Intermittent Oranges (tests which fail sometimes and pass other times) are an ever increasing problem with test automation at Mozilla.
While there are many common causes for failures (bad tests, the environment/infrastructure we run on, and bugs in the product)
we still do not have a clear definition of what we view as intermittent. Some common statements I have heard:
- “It’s obvious, if it failed last year, the test is intermittent“
- “If it failed 3 years ago, I don’t care, but if it failed 2 months ago, the test is intermittent“
- “I fixed the test to not be intermittent, I verified by retriggering the job 20 times on try server“
These are imply much different definitions of what is intermittent, a definition will need to:
- determine if we should take action on a test (programatically or manually)
- define policy sheriffs and developers can use to guide work
- guide developers to know when a new/fixed test is ready for production
- provide useful data to release and Firefox product management about the quality of a release
Given the fact that I wanted to have a clear definition of what we are working with, I looked over 6 months (2016-04-01 to 2016-10-01) of OrangeFactor data (7330 bugs, 250,000 failures) to find patterns and trends. I was surprised at how many bugs had <10 instances reported (3310 bugs, 45.1%). Likewise, I was surprised at how such a small number (1236) of bugs account for >80% of the failures. It made sense to look at things daily, weekly, monthly, and every 6 weeks (our typical release cycle). After much slicing and dicing, I have come up with 4 buckets:
- Random Orange: this test has failed, even multiple times in history, but in a given 6 week window we see <10 failures (45.2% of bugs)
- Low Frequency Orange: this test might fail up to 4 times in a given day, typically <=1 failures for a day. in a 6 week window we see <60 failures (26.4% of bugs)
- Intermittent Orange: fails up to 10 times/day or <120 times in 6 weeks. (11.5% of bugs)
- High Frequency Orange: fails >10 times/day many times and are often seen in try pushes. (16.9% of bugs or 1236 bugs)
Alternatively, we could simplify our definitions and use:
- low priority or not actionable (buckets 1 + 2)
- high priority or actionable (buckets 3 + 4)
Does defining these buckets about the number of failures in a given time window help us with what we are trying to solve with the definition?

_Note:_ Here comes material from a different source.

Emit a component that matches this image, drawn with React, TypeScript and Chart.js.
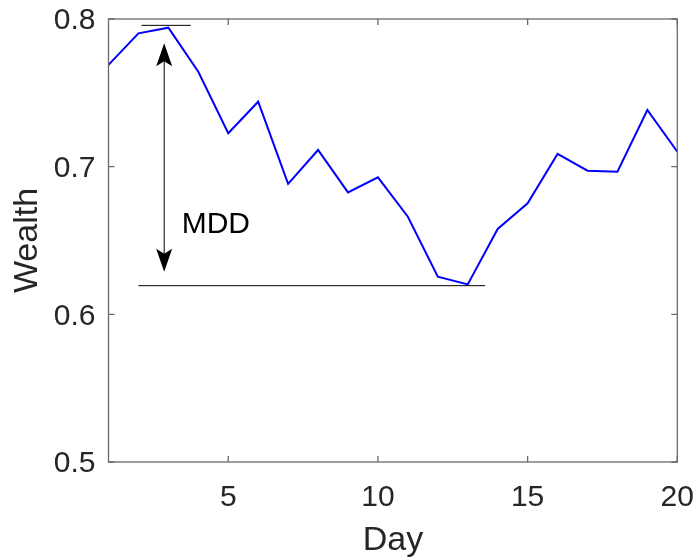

- Determine if we should take action on a test (programatically or manually):
- ideally buckets 1/2 can be detected programatically with autostar and removed from our view. Possibly rerunning to validate it isn’t a new failure.
- buckets 3/4 have the best chance of reproducing, we can run in debuggers (like ‘rr’), or triage to the appropriate developer when we have enough information
- Define policy sheriffs and developers can use to guide work
- sheriffs can know when to file bugs (either buckets 2 or 3 as a starting point)
- developers understand the severity based on the bucket. Ideally we will need a lot of context, but understanding severity is important.
- Guide developers to know when a new/fixed test is ready for production
- If we fix a test, we want to ensure it is stable before we make it tier-1. A developer can use math of 300 commits/day and ensure we pass.
- NOTE: SETA and coalescing ensures we don’t run every test for every push, so we see more likely 100 test runs/day
- Provide useful data to release and Firefox product management about the quality of a release
- Release Management can take the OrangeFactor into account
- new features might be required to have certain volume of tests <= Random Orange
One other way to look at this is what does gets put in bugs (war on orange bugzilla robot). There are simple rules:
- 15+ times/day – post a daily summary (bucket #4)
- 5+ times/week – post a weekly summary (bucket #3/4 – about 40% of bucket 2 will show up here)
Lastly I would like to cover some exceptions and how some might see this flawed:
- missing or incorrect data in orange factor (human error)
- some issues have many bugs, but a single root cause- we could miscategorize a fixable issue
I do not believe adjusting a definition will fix the above issues- possibly different tools or methods to run the tests would reduce the concerns there.